I’d forgotten how this feels. The sudden stab of excitement and sorrow behind the eyes; a beloved old song in the mind, a memory of golden dusk, and the trembling train beneath me.
I’m going home.
It’s always been this way. Wherever I stray to and long for, whoever I am, I find myself back in Sussex – now able to make the journey alone, fighting the grief-tide of bad memories. But the places you stay in and the places you grow, are known through sleepovers and house parties, the feel of sandstone under the hands and the hot smell of ferns in summer. The snap of blue ice at the riverbank, watching the white water chase itself down to the sea, where raw cliffs are a splinter of rocks and bones at the peak and the fall. The lonesome-cowboy gulls, and pale sheen of an oily sky at the horizon. Pebbles underfoot (hot coals) and tottering iron ladies with mislaid gems in the swirl of the tide.
A patchwork of green and gold, lapping up to the chin of the Downs. Cold green echoes of Lake Rocks and caves, where – perhaps – my sandstone scrawls linger, from another lifetime.
The rose-fire of spring dawn over the town. All those domes and granite slopes. A cat lolling lazy in the rising heat.
The ice-rime steeples and spires, a ragged raven’s wing in the monochrome air. Gravestones like eyes, watching those of us still alive, still waiting.

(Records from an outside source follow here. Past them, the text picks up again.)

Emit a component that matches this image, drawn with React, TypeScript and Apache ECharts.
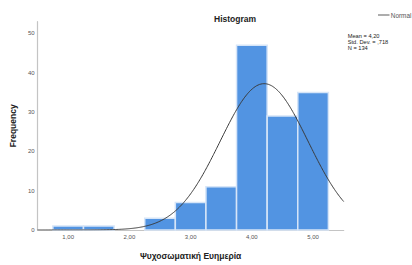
import React, { useEffect, useRef } from "react";
import * as echarts from "echarts";

// Histogram bins (lower edge, upper edge) and frequencies
const binStarts = [0.75, 1.25, 1.75, 2.25, 2.75, 3.25, 3.75, 4.25, 4.75];
const binEnds = [1.25, 1.75, 2.25, 2.75, 3.25, 3.75, 4.25, 4.75, 5.25];
const counts = [1, 1, 0, 3, 7, 11, 47, 29, 35];

// Reported statistics (normal curve parameters)
const statMean = 4.2;
const statSd = 0.718;
const statN = 134;
const statLabels = ["Mean = 4,20", "Std. Dev. = ,718", "N = 134"];

const FONT = "Liberation Sans, Arial, sans-serif";

export default function App() {
  const ref = useRef<HTMLDivElement>(null);

  useEffect(() => {
    if (!ref.current) return;
    const chart = echarts.init(ref.current, undefined, { renderer: "svg" });

    const binWidth = binEnds[0] - binStarts[0];
    const curve: number[][] = [];
    for (let i = 0; i <= 100; i++) {
      const x = 0.5 + i * 0.05;
      const z = (x - statMean) / statSd;
      const y = (statN * binWidth) / (statSd * Math.sqrt(2 * Math.PI)) * Math.exp(-0.5 * z * z);
      curve.push([x, y]);
    }

    const barData = binStarts.map((s, i) => [s, binEnds[i], counts[i]]);

    chart.setOption({
      animation: false,
      textStyle: { fontFamily: FONT },
      title: {
        text: "Histogram",
        left: 209,
        top: 9,
        textStyle: { fontSize: 8.5, fontWeight: "bold", color: "#222", fontFamily: FONT },
      },
      grid: { left: 37, right: 68.3, top: 21.7, bottom: 28.7, containLabel: false },
      xAxis: {
        type: "value",
        min: 0.5,
        max: 5.5,
        interval: 0.5,
        name: "Ψυχοσωματική Ευημερία",
        nameLocation: "middle",
        nameGap: 21,
        nameTextStyle: { fontSize: 8.5, fontWeight: "bold", color: "#222", fontFamily: FONT },
        axisLine: { show: true, lineStyle: { color: "#c4c4c4", width: 1.2 } },
        axisTick: { show: false },
        splitLine: { show: false },
        axisLabel: {
          fontSize: 6,
          color: "#555",
          margin: 4,
          formatter: (v: number) => (Number.isInteger(v) ? v.toFixed(2).replace(".", ",") : ""),
        },
      },
      yAxis: {
        type: "value",
        min: 0,
        max: 53,
        interval: 10,
        name: "Frequency",
        nameLocation: "middle",
        nameGap: 19,
        nameTextStyle: { fontSize: 8.5, fontWeight: "bold", color: "#222", fontFamily: FONT },
        axisLine: { show: true, lineStyle: { color: "#c4c4c4", width: 1.2 } },
        axisTick: { show: false },
        splitLine: { show: false },
        axisLabel: {
          fontSize: 6,
          color: "#555",
          margin: 3,
          formatter: (v: number) => (v % 10 === 0 ? String(v) : ""),
        },
      },
      series: [
        {
          type: "custom",
          name: "Frequency",
          data: barData,
          encode: { x: [0, 1], y: 2 },
          renderItem: (params: any, api: any) => {
            const c = api.value(2);
            if (!c) return null;
            const p0 = api.coord([api.value(0), c]);
            const p1 = api.coord([api.value(1), 0]);
            return {
              type: "rect",
              shape: { x: p0[0], y: p0[1], width: p1[0] - p0[0], height: p1[1] - p0[1] },
              style: { fill: "#5294e2", stroke: "#d6e5f8", lineWidth: 1.5 },
            };
          },
        },
        {
          type: "line",
          name: "Normal",
          data: curve,
          showSymbol: false,
          smooth: true,
          lineStyle: { color: "#3a3a3a", width: 1 },
          z: 5,
        },
      ],
      graphic: [
        {
          type: "line",
          shape: { x1: 378, y1: 15, x2: 389.5, y2: 15 },
          style: { stroke: "#777", lineWidth: 1.2 },
        },
        {
          type: "text",
          x: 390.8,
          y: 15,
          style: {
            text: "Normal",
            fontSize: 6.4,
            fill: "#555",
            fontFamily: FONT,
            verticalAlign: "middle",
          },
        },
        {
          type: "text",
          x: 347.7,
          y: 32.4,
          style: {
            text: statLabels.join("\n"),
            fontSize: 5.7,
            lineHeight: 6.4,
            fill: "#222",
            fontFamily: FONT,
            verticalAlign: "top",
          },
        },
      ],
    });

    return () => chart.dispose();
  }, []);

  return (
    <div
      ref={ref}
      style={{ position: "fixed", left: 0, top: 0, width: 412, height: 265, background: "#fff" }}
    />
  );
}
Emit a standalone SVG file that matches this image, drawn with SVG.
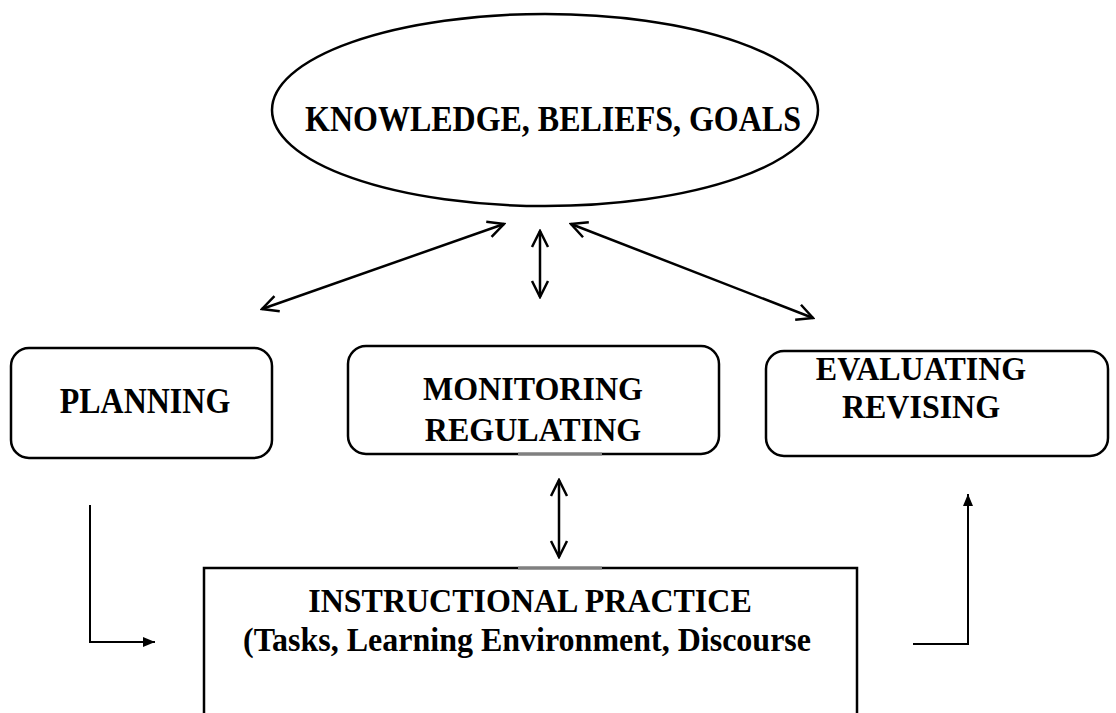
<svg xmlns="http://www.w3.org/2000/svg" width="1116" height="713" viewBox="0 0 1116 713">
<defs>
<style>
.t{font-family:"Liberation Serif","Times New Roman",serif;font-weight:bold;font-size:32px;fill:#000;text-anchor:middle}
.box{fill:#fff;stroke:#000;stroke-width:2.5}
.ln{fill:none;stroke:#000;stroke-width:2.5}
.thin{fill:none;stroke:#000;stroke-width:2}
</style>
<marker id="v" viewBox="0 0 20 20" refX="18" refY="10" markerWidth="20" markerHeight="20" markerUnits="userSpaceOnUse" orient="auto-start-reverse">
<path d="M2,2 L18,10 L2,18" fill="none" stroke="#000" stroke-width="2.5"/>
</marker>
<marker id="tri" viewBox="0 0 12 10" refX="12" refY="5" markerWidth="12" markerHeight="10" markerUnits="userSpaceOnUse" orient="auto">
<path d="M0,0 L12,5 L0,10 Z" fill="#000"/>
</marker>
</defs>
<rect width="1116" height="713" fill="#fff"/>
<g id="knowledge">
<ellipse cx="545" cy="110" rx="273" ry="96" fill="#fff" stroke="#000" stroke-width="2.5"/>
<text class="t" transform="translate(553,131) scale(1,1.15)">KNOWLEDGE, BELIEFS, GOALS</text>
</g>
<g id="planning">
<rect class="box" x="11" y="348" width="261" height="110" rx="18"/>
<text class="t" transform="translate(145,413) scale(1,1.15)">PLANNING</text>
</g>
<g id="monitoring">
<rect class="box" x="348" y="346" width="371" height="108" rx="18"/>
<text class="t" transform="translate(533,400) scale(1,1.08)">MONITORING</text>
<text class="t" transform="translate(533,441) scale(1,1.08)">REGULATING</text>
</g>
<g id="evaluating">
<rect class="box" x="766" y="351" width="342" height="105" rx="18"/>
<text class="t" transform="translate(921,380) scale(1,1.08)">EVALUATING</text>
<text class="t" transform="translate(921,418) scale(1,1.08)">REVISING</text>
</g>
<g id="instructional">
<rect class="box" x="204" y="568" width="653" height="160"/>
<text class="t" transform="translate(530,612) scale(1,1.08)">INSTRUCTIONAL PRACTICE</text>
<text class="t" transform="translate(527,651) scale(1,1.08)">(Tasks, Learning Environment, Discourse</text>
<line x1="518" y1="454" x2="602" y2="454" stroke="#808080" stroke-width="3"/>
<line x1="518" y1="568" x2="602" y2="568" stroke="#808080" stroke-width="3"/>
</g>
<g id="connectors">
<line class="ln" x1="262" y1="309" x2="504" y2="224" marker-start="url(#v)" marker-end="url(#v)"/>
<line class="ln" x1="540" y1="231" x2="540" y2="297" marker-start="url(#v)" marker-end="url(#v)"/>
<line class="ln" x1="571" y1="224" x2="813" y2="318" marker-start="url(#v)" marker-end="url(#v)"/>
<line class="ln" x1="559" y1="480" x2="559" y2="557" marker-start="url(#v)" marker-end="url(#v)"/>
<path class="thin" d="M90,505 L90,642 L155,642" marker-end="url(#tri)"/>
<path class="thin" d="M913,644 L968,644 L968,494" marker-end="url(#tri)"/>
</g>
</svg>
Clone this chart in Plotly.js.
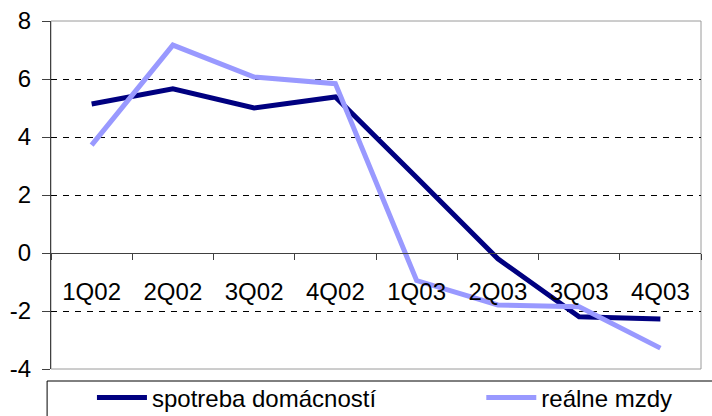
<!DOCTYPE html>
<html>
<head>
<meta charset="utf-8">
<script src="https://cdn.plot.ly/plotly-3.0.1.min.js"></script>
<style>html,body{margin:0;padding:0;background:#fff}#chart{width:712px;height:416px}</style>
</head>
<body>
<div id="chart"></div>
<script>
const categories = ["1Q02","2Q02","3Q02","4Q02","1Q03","2Q03","3Q03","4Q03"];
const spotreba = [5.14, 5.66, 5.0, 5.38, 2.6, -0.2, -2.2, -2.28];
const mzdy = [3.72, 7.17, 6.07, 5.84, -0.95, -1.79, -1.85, -3.28];
const seriesNames = ["spotreba domácností", "reálne mzdy"];
const yTicks = [-4, -2, 0, 2, 4, 6, 8];
const yTickLabels = ["-4", "-2", "0", "2", "4", "6", "8"];

const font = "Liberation Sans, Arial, sans-serif";
const traces = [
  {x: categories, y: spotreba, name: seriesNames[0], type: "scatter", mode: "lines",
   line: {color: "#000080", width: 5}, legend: "legend"},
  {x: categories, y: mzdy, name: seriesNames[1], type: "scatter", mode: "lines",
   line: {color: "#9999FF", width: 5}, legend: "legend2"}
];
const legendBase = {orientation: "h", xanchor: "left", y: -0.083, yanchor: "middle",
  font: {family: font, size: 24, color: "#000"}, bgcolor: "rgba(0,0,0,0)", itemwidth: 50};
const layout = {
  width: 712, height: 416,
  margin: {l: 51, r: 11, t: 21, b: 47, autoexpand: false},
  paper_bgcolor: "#fff", plot_bgcolor: "#fff",
  font: {family: font, size: 24, color: "#000"},
  showlegend: true,
  legend: Object.assign({}, legendBase, {x: 0.063}),
  legend2: Object.assign({}, legendBase, {x: 0.662}),
  xaxis: {type: "category", anchor: "free", position: 1/3, showline: true, linecolor: "#404040", linewidth: 1,
    ticks: "outside", ticklen: 6, tickcolor: "#404040", tickson: "boundaries",
    showgrid: false, zeroline: false, ticklabelstandoff: 17,
    tickfont: {family: font, size: 24, color: "#000"}, range: [-0.5, 7.5], fixedrange: true},
  yaxis: {range: [-4, 8], tickvals: yTicks, ticktext: yTickLabels, ticks: "outside", ticklen: 8, tickcolor: "#404040",
    showline: true, linecolor: "#404040", linewidth: 1, zeroline: false,
    showgrid: true, gridcolor: "#000", griddash: "6px,6px", gridwidth: 1,
    ticklabelstandoff: 6, tickfont: {family: font, size: 24, color: "#000"}},
  shapes: [
    {type: "rect", xref: "paper", yref: "paper", x0: 0, x1: 1, y0: 0, y1: 1,
     line: {color: "#9a9a9a", width: 1}, layer: "below"},
    {type: "rect", xref: "paper", yref: "paper", x0: -0.006, x1: 1.2, y0: -0.0345, y1: -0.3,
     line: {color: "#000", width: 1}, layer: "below"}
  ]
};
Plotly.newPlot("chart", traces, layout, {displayModeBar: false, staticPlot: true});
</script>
</body>
</html>
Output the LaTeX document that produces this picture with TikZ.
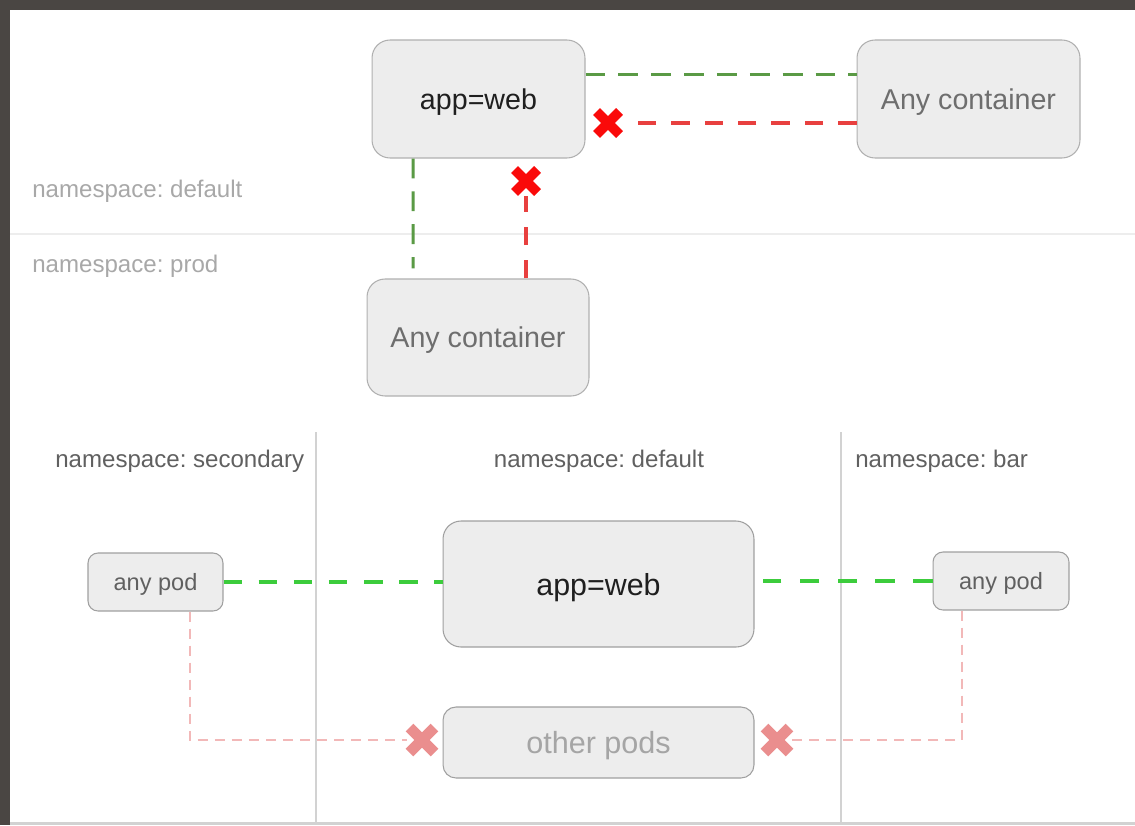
\documentclass[tikz,border=0pt]{standalone}
\usepackage{fontspec}
\setmainfont{Liberation Sans}
\usetikzlibrary{calc}
\frenchspacing

\definecolor{frame}{HTML}{4A4643}
\definecolor{boxfill}{HTML}{EDEDED}
\definecolor{boxline}{HTML}{B0B0B0}
\definecolor{boxlinedark}{HTML}{A0A0A0}
\definecolor{nslight}{HTML}{A8A8A8}
\definecolor{nsdark}{HTML}{606060}
\definecolor{anytext}{HTML}{6E6E6E}
\definecolor{othertext}{HTML}{A5A5A5}
\definecolor{okdark}{HTML}{5A9A45}
\definecolor{okbright}{HTML}{3CCC3C}
\definecolor{denyline}{HTML}{E8403F}
\definecolor{denymark}{HTML}{FA0A0A}
\definecolor{softline}{HTML}{F2B8B8}
\definecolor{softmark}{HTML}{EA8E8E}
\definecolor{divider}{HTML}{D2D2D2}

\tikzset{
  pod/.style={draw=boxline, line width=0.6pt, fill=boxfill, rounded corners=0.36cm,
    inner sep=0pt, align=center, text depth=0pt},
  podsmall/.style={pod, draw=boxlinedark, rounded corners=0.2cm},
  nslabel/.style={inner sep=0pt, anchor=base west, font=\fontsize{13.7pt}{16pt}\selectfont},
  okdash/.style={okdark, line width=1.7pt, dash pattern=on 11.3pt off 7.4pt},
  okdashb/.style={okbright, line width=2pt, dash pattern=on 10.5pt off 9.5pt},
  okdashr/.style={okbright, line width=2pt, dash pattern=on 11pt off 10.5pt},
  denydash/.style={denyline, line width=1.8pt, dash pattern=on 10.5pt off 8.5pt},
  softdash/.style={softline, line width=1.2pt, dash pattern=on 5.7pt off 4pt},
  blockmark/.style={circle, inner sep=0pt, minimum size=0.6cm},
  redstroke/.style={denymark, line width=5.6pt},
  softstroke/.style={softmark, line width=6.2pt},
}

\begin{document}
\begin{tikzpicture}[x=0.02cm, y=-0.02cm]
  % page: dark frame round a white sheet
  \fill[frame] (0,0) rectangle (1135,825);
  \fill[white] (10,10) rectangle (1135,822);
  \fill[divider] (10,822) rectangle (1135,825);
  \useasboundingbox (0,0) rectangle (1135,825);

  % ---------- upper part: namespaces default / prod ----------
  \draw[draw=black!7, line width=0.8pt] (10,234) -- (1135,234);
  \node[nslabel, text=nslight] (nsdef) at (32,197.5) {namespace: default};
  \node[nslabel, text=nslight] (nsprod) at (32,272) {namespace: prod};

  \node[pod, minimum width=4.26cm, minimum height=2.36cm,
        font=\fontsize{16.3pt}{19pt}\selectfont, text=black!88] (web1) at (478.5,99) {app=web};
  \node[pod, minimum width=4.46cm, minimum height=2.36cm,
        font=\fontsize{16.3pt}{19pt}\selectfont, text=anytext] (cont1) at (968.5,99) {Any container};
  \node[pod, minimum width=4.44cm, minimum height=2.34cm,
        font=\fontsize{16.3pt}{19pt}\selectfont, text=anytext] (cont2) at (478,337.5) {Any container};

  % allowed: web <-> container in default
  \draw[okdash] ([yshift=0.5cm]web1.east) -- ([yshift=0.5cm]cont1.west);
  % blocked: container in default -> web
  \node[blockmark] (x1) at (608,123) {};
  \draw[denydash] (x1 -| cont1.west) -- (x1);
  \draw[redstroke] ([shift={(-11.5,-11.5)}]x1.center) -- ([shift={(11.5,11.5)}]x1.center);
  \draw[redstroke] ([shift={(-11.5,11.5)}]x1.center) -- ([shift={(11.5,-11.5)}]x1.center);

  % allowed: web -> container in prod
  \draw[okdash, shorten >=0.2cm] ([xshift=-1.31cm]web1.south) -- ([xshift=-1.30cm]cont2.north);
  % blocked: container in prod -> web
  \node[blockmark] (x2) at (526,181) {};
  \draw[denydash] (x2 |- cont2.north) -- (x2);
  \draw[redstroke] ([shift={(-11.5,-11.5)}]x2.center) -- ([shift={(11.5,11.5)}]x2.center);
  \draw[redstroke] ([shift={(-11.5,11.5)}]x2.center) -- ([shift={(11.5,-11.5)}]x2.center);

  % ---------- lower part: namespaces secondary / default / bar ----------
  \draw[divider, line width=0.9pt] (316,432) -- (316,822);
  \draw[divider, line width=0.9pt] (841,432) -- (841,822);
  \node[nslabel, text=nsdark] (nssec) at (55,467) {namespace: secondary};
  \node[nslabel, text=nsdark, anchor=base] (nsdef2) at (599,467) {namespace: default};
  \node[nslabel, text=nsdark] (nsbar) at (855,467) {namespace: bar};

  \node[podsmall, minimum width=2.7cm, minimum height=1.16cm,
        font=\fontsize{13.4pt}{16pt}\selectfont, text=nsdark] (podL) at (155.5,582) {any pod};
  \node[podsmall, minimum width=2.72cm, minimum height=1.16cm,
        font=\fontsize{13.4pt}{16pt}\selectfont, text=nsdark] (podR) at (1001,581) {any pod};
  \node[pod, draw=boxlinedark, minimum width=6.22cm, minimum height=2.52cm,
        font=\fontsize{17.3pt}{20pt}\selectfont, text=black!88] (web2) at (598.5,584) {app=web};
  \node[pod, draw=boxlinedark, rounded corners=0.26cm, minimum width=6.22cm, minimum height=1.42cm,
        font=\fontsize{17.4pt}{20pt}\selectfont, text=othertext] (other) at (598.5,742.5) {other pods};

  % allowed: any pod in other namespaces <-> web
  \draw[okdashb] (podL.east) -- (podL.east -| web2.west);
  \draw[okdashr, shorten >=0.16cm] (podR.west) -- (podR.west -| web2.east);

  % blocked: any pod in other namespaces -> other pods
  \node[blockmark] (x3) at (422,740) {};
  \node[blockmark] (x4) at (777,740) {};
  \draw[softdash] ([xshift=0.69cm]podL.south) |- (x3);
  \draw[softdash] ([xshift=-0.78cm]podR.south) |- (x4);
  \foreach \m in {x3,x4}{
    \draw[softstroke] ([shift={(-12.5,-12.5)}]\m.center) -- ([shift={(12.5,12.5)}]\m.center);
    \draw[softstroke] ([shift={(-12.5,12.5)}]\m.center) -- ([shift={(12.5,-12.5)}]\m.center);
  }
\end{tikzpicture}
\end{document}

Names that haunt my memory in station pings and announcements (trips to the City to visit my father when he worked late: gold windows threading a skyline necklace.) Sketchy road signs at the corners of life; all those echoes and soft sounds, with -hurst and -ham and -field; -ridge and -brook. So different from the jagged names of the North, with -tor and -esk and -stone, and no more or less beautiful. Maps of the landscape in etymology.
I belong to both and to neither. Born in the Midlands, alive in Germany and rebuilt in the South, but known in the North by my blood. Abandoned rail lines and quarry pits for a playground, buddleia and butterflies and craggy sheep for friends.
One pill box after another, lining the land against invaders, now welcoming me home as pale ghosts in the night. As kids, we tattooed the walls with paint, put our hands into deep rifts that knew the heavy embrace of guns. Sat on the boxy roof to watch the sun peel down the sky, listening to the wind keen through the door. Nature reclaims us all, in the end.
The night is a blur of orange and black; the train’s dwindling lope is a gnarled route to the station. The woman opposite me has her feet up, one hand curled about a bottle of white, the other twining its fingers through her lovers’ dark hair. They find their faces, silver in the window.
I like late evening journeys. They feel like the less formal after-party.